In 2011, the Productivity Commission recommended that Australia replace existing systems with a unified national insurance scheme to provide long-term, high-quality care and support for all Australians living with a disability. There is a real opportunity to see if self-empowerment and user choice can be extended to more services and other forms of assistance delivered by government. The NDIS is life-changing for so many Australians and something that the Labor Party will always fight to protect. I have seen dramatic changes with early intervention and support for people with disabilities. Now these children have the means to fulfil their potential, and their families acknowledge that we are all now part of their journey. I want to see all of us in this parliament be unified in our support of the NDIS, as we all move forward in a true gesture of bipartisanship as a real Commonwealth. The families that I have cared for rely on the NDIS. This government needs to change its mindset. It needs to see this system as a way of supporting people who are a part of our society and have as much right to partake in the benefits of living in the Australian society as we all do.

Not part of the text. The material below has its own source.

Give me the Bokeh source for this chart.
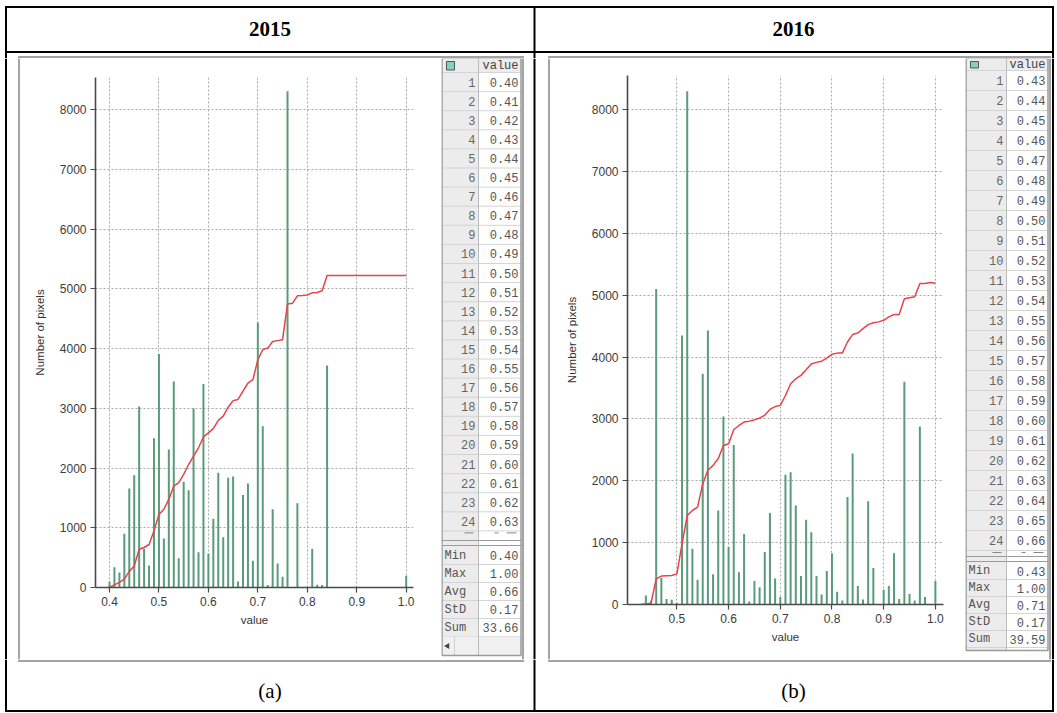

I support the NDIS wholeheartedly. I was encouraged that it was bipartisan and I am very disappointed that we are now seeing conflict and politicisation of what was previously a unanimous vote in this parliament for a scheme that will change the lives of many of the kids and many of the families whom I look after. I really encourage the government and, in particular, the Treasurer and the Prime Minister to reflect very hard on what they are doing. I ask that they see the NDIS as a true bipartisan benefit to all of Australia.